▸ **GOAL OF THE EXERCISE**
Can you transcribe the data exactly? Leave the pictures out.

▸ **DATA SECTION**
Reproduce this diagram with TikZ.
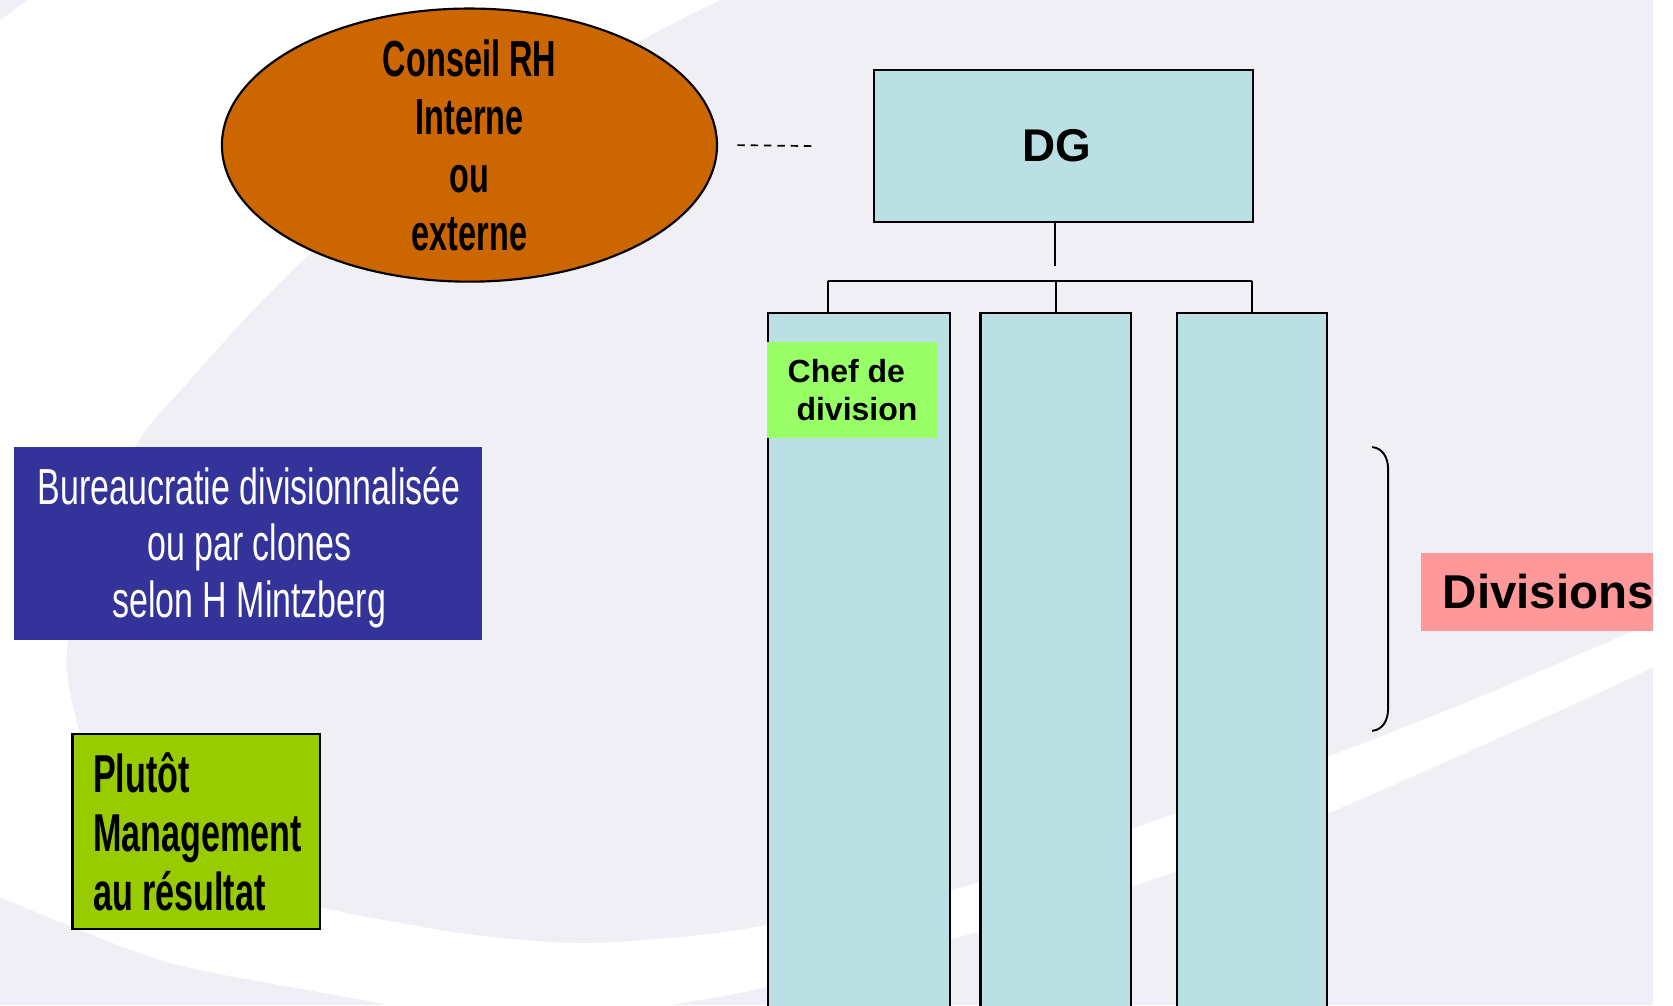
\documentclass[tikz,border=0pt]{standalone}
\usepackage{fontspec}
\setmainfont{Liberation Sans}
\newfontfamily\condB[FakeStretch=0.64]{Liberation Sans}
\newfontfamily\condR[FakeStretch=0.67]{Liberation Sans}
\usetikzlibrary{shapes.geometric}
\definecolor{lav}{RGB}{239,239,245}
\definecolor{tealc}{RGB}{186,224,227}
\definecolor{orangec}{RGB}{204,102,0}
\definecolor{navyc}{RGB}{51,51,153}
\definecolor{limec}{RGB}{153,204,0}
\definecolor{chefc}{RGB}{153,255,102}
\definecolor{pinkc}{RGB}{255,153,153}
\begin{document}
\begin{tikzpicture}[x=1pt,y=-1pt,
  boxline/.style={draw=black, line width=2pt},
  tealbox/.style={boxline, fill=tealc, inner sep=0pt, anchor=north west},
  plainbox/.style={inner sep=0pt, anchor=north west},
  treeline/.style={draw=black, line width=2pt},
  dashline/.style={draw=black, line width=1.6pt, dash pattern=on 7pt off 5.5pt},
  condbold/.style={font=\condB\bfseries\fontsize{47.5}{54.5}\selectfont, inner sep=0pt, align=center},
  condreg/.style={font=\condR\fontsize{47.5}{53}\selectfont, inner sep=0pt, align=center, text=white},
  arialb/.style 2 args={font=\bfseries\fontsize{#1}{#2}\selectfont, inner sep=0pt}
]
\useasboundingbox (0,0) rectangle (1568,942);
\fill[white] (0,0) rectangle (1568,942);
\begin{scope}
\clip (0,0) rectangle (1549,942);
\fill[lav] (0,0) rectangle (1549,942);
% white swoosh
\fill[white] (0,19) -- (26,0) -- (675,0)
  -- plot[smooth, tension=0.5] coordinates {(675,0) (598,40) (445,138) (292,237) (161,375) (127,419) (92,505) (64,600) (67,656) (94,740) (150,792) (220,826) (299,850) (375,865) (450,877) (544,884) (640,878) (719,867) (900,832) (1080,770) (1245,709) (1380,656) (1534,590) (1560,579)}
  -- (1560,620)
  -- plot[smooth, tension=0.5] coordinates {(1560,620) (1484,656) (1245,762) (1061,831) (900,878) (719,925) (640,940) (572,950)}
  -- (364,950)
  -- plot[smooth, tension=0.5] coordinates {(364,950) (364,942) (201,912) (130,893) (0,841)}
  -- cycle;

% ellipse
\node[ellipse, draw=black, line width=2pt, fill=orangec, minimum width=464pt, minimum height=256pt, inner sep=0pt] (conseil) at (440,136) {};
\node[condbold] (conseiltxt) at (440,136.5) {Conseil RH\\Interne\\ou\\externe};

% DG
\node[tealbox, arialb={43}{50}, minimum width=355pt, minimum height=142pt] (dg) at (818,65) {DG\kern12pt};

% dashed link
\draw[dashline] ([xshift=18pt]conseil.east) -- ([xshift=-53pt]dg.west);

% columns
\node[tealbox, minimum width=170pt, minimum height=700pt] (col1) at (719,292) {};
\node[tealbox, minimum width=141pt, minimum height=700pt] (col2) at (918,292) {};
\node[tealbox, minimum width=141pt, minimum height=700pt] (col3) at (1102,292) {};

% tree
\coordinate (stemend) at (989,249);
\coordinate (barL) at (776,263);
\coordinate (barR) at (col3.north |- barL);
\draw[treeline] (dg.south -| stemend) -- (stemend);
\draw[treeline] (barL) -- (barR);
\draw[treeline] (barL) -- (barL |- col1.north);
\draw[treeline] (col2.north |- barL) -- (col2.north);
\draw[treeline] (barR) -- (col3.north);

% chef de division
\node[plainbox, fill=chefc, minimum width=159pt, minimum height=90pt] (chef) at (719,320) {};
\node[arialb={30}{35}, align=left, anchor=west] (cheftxt) at (738,365.5) {Chef de\\\hspace*{8.3pt}division};

% brace
\draw[line width=1.8pt] (1286,419) .. controls (1296,420) and (1301,429) .. (1301,440) -- (1301,664) .. controls (1301,675) and (1296,684) .. (1286,685);

% divisions
\node[arialb={44.5}{52}, fill=pinkc, minimum height=73pt, inner xsep=20pt, inner ysep=0pt, anchor=west] (divisions) at (1332,554.5) {Divisions};

% bureaucratie
\node[plainbox, fill=navyc, minimum width=439pt, minimum height=181pt] (bureau) at (13,419) {};
\node[condreg] (bureautxt) at (233.5,513) {Bureaucratie divisionnalisée\\ou par clones\\selon H Mintzberg};

% plutot
\node[plainbox, boxline, fill=limec, minimum width=232pt, minimum height=183pt] (plutot) at (67,687) {};
\node[font=\condB\bfseries\fontsize{50}{55}\selectfont, inner sep=0pt, align=left, anchor=west] (plutottxt) at (87,779.5) {Plutôt\\Management\\au résultat};
\end{scope}
\end{tikzpicture}
\end{document}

▸ **WRITTEN RESPONSE**
Reproduce this diagram with TikZ.
\documentclass[tikz,border=0pt]{standalone}
\usepackage{fontspec}
\setmainfont{Liberation Sans}
\newfontfamily\condB[FakeStretch=0.64]{Liberation Sans}
\newfontfamily\condR[FakeStretch=0.67]{Liberation Sans}
\usetikzlibrary{shapes.geometric}
\definecolor{lav}{RGB}{239,239,245}
\definecolor{tealc}{RGB}{186,224,227}
\definecolor{orangec}{RGB}{204,102,0}
\definecolor{navyc}{RGB}{51,51,153}
\definecolor{limec}{RGB}{153,204,0}
\definecolor{chefc}{RGB}{153,255,102}
\definecolor{pinkc}{RGB}{255,153,153}
\begin{document}
\begin{tikzpicture}[x=1pt,y=-1pt,
  boxline/.style={draw=black, line width=2pt},
  tealbox/.style={boxline, fill=tealc, inner sep=0pt, anchor=north west},
  plainbox/.style={inner sep=0pt, anchor=north west},
  treeline/.style={draw=black, line width=2pt},
  dashline/.style={draw=black, line width=1.6pt, dash pattern=on 7pt off 5.5pt},
  condbold/.style={font=\condB\bfseries\fontsize{47.5}{54.5}\selectfont, inner sep=0pt, align=center},
  condreg/.style={font=\condR\fontsize{47.5}{53}\selectfont, inner sep=0pt, align=center, text=white},
  arialb/.style 2 args={font=\bfseries\fontsize{#1}{#2}\selectfont, inner sep=0pt}
]
\useasboundingbox (0,0) rectangle (1568,942);
\fill[white] (0,0) rectangle (1568,942);
\begin{scope}
\clip (0,0) rectangle (1549,942);
\fill[lav] (0,0) rectangle (1549,942);
% white swoosh
\fill[white] (0,19) -- (26,0) -- (675,0)
  -- plot[smooth, tension=0.5] coordinates {(675,0) (598,40) (445,138) (292,237) (161,375) (127,419) (92,505) (64,600) (67,656) (94,740) (150,792) (220,826) (299,850) (375,865) (450,877) (544,884) (640,878) (719,867) (900,832) (1080,770) (1245,709) (1380,656) (1534,590) (1560,579)}
  -- (1560,620)
  -- plot[smooth, tension=0.5] coordinates {(1560,620) (1484,656) (1245,762) (1061,831) (900,878) (719,925) (640,940) (572,950)}
  -- (364,950)
  -- plot[smooth, tension=0.5] coordinates {(364,950) (364,942) (201,912) (130,893) (0,841)}
  -- cycle;

% ellipse
\node[ellipse, draw=black, line width=2pt, fill=orangec, minimum width=464pt, minimum height=256pt, inner sep=0pt] (conseil) at (440,136) {};
\node[condbold] (conseiltxt) at (440,136.5) {Conseil RH\\Interne\\ou\\externe};

% DG
\node[tealbox, arialb={43}{50}, minimum width=355pt, minimum height=142pt] (dg) at (818,65) {DG\kern12pt};

% dashed link
\draw[dashline] ([xshift=18pt]conseil.east) -- ([xshift=-53pt]dg.west);

% columns
\node[tealbox, minimum width=170pt, minimum height=700pt] (col1) at (719,292) {};
\node[tealbox, minimum width=141pt, minimum height=700pt] (col2) at (918,292) {};
\node[tealbox, minimum width=141pt, minimum height=700pt] (col3) at (1102,292) {};

% tree
\coordinate (stemend) at (989,249);
\coordinate (barL) at (776,263);
\coordinate (barR) at (col3.north |- barL);
\draw[treeline] (dg.south -| stemend) -- (stemend);
\draw[treeline] (barL) -- (barR);
\draw[treeline] (barL) -- (barL |- col1.north);
\draw[treeline] (col2.north |- barL) -- (col2.north);
\draw[treeline] (barR) -- (col3.north);

% chef de division
\node[plainbox, fill=chefc, minimum width=159pt, minimum height=90pt] (chef) at (719,320) {};
\node[arialb={30}{35}, align=left, anchor=west] (cheftxt) at (738,365.5) {Chef de\\\hspace*{8.3pt}division};

% brace
\draw[line width=1.8pt] (1286,419) .. controls (1296,420) and (1301,429) .. (1301,440) -- (1301,664) .. controls (1301,675) and (1296,684) .. (1286,685);

% divisions
\node[arialb={44.5}{52}, fill=pinkc, minimum height=73pt, inner xsep=20pt, inner ysep=0pt, anchor=west] (divisions) at (1332,554.5) {Divisions};

% bureaucratie
\node[plainbox, fill=navyc, minimum width=439pt, minimum height=181pt] (bureau) at (13,419) {};
\node[condreg] (bureautxt) at (233.5,513) {Bureaucratie divisionnalisée\\ou par clones\\selon H Mintzberg};

% plutot
\node[plainbox, boxline, fill=limec, minimum width=232pt, minimum height=183pt] (plutot) at (67,687) {};
\node[font=\condB\bfseries\fontsize{50}{55}\selectfont, inner sep=0pt, align=left, anchor=west] (plutottxt) at (87,779.5) {Plutôt\\Management\\au résultat};
\end{scope}
\end{tikzpicture}
\end{document}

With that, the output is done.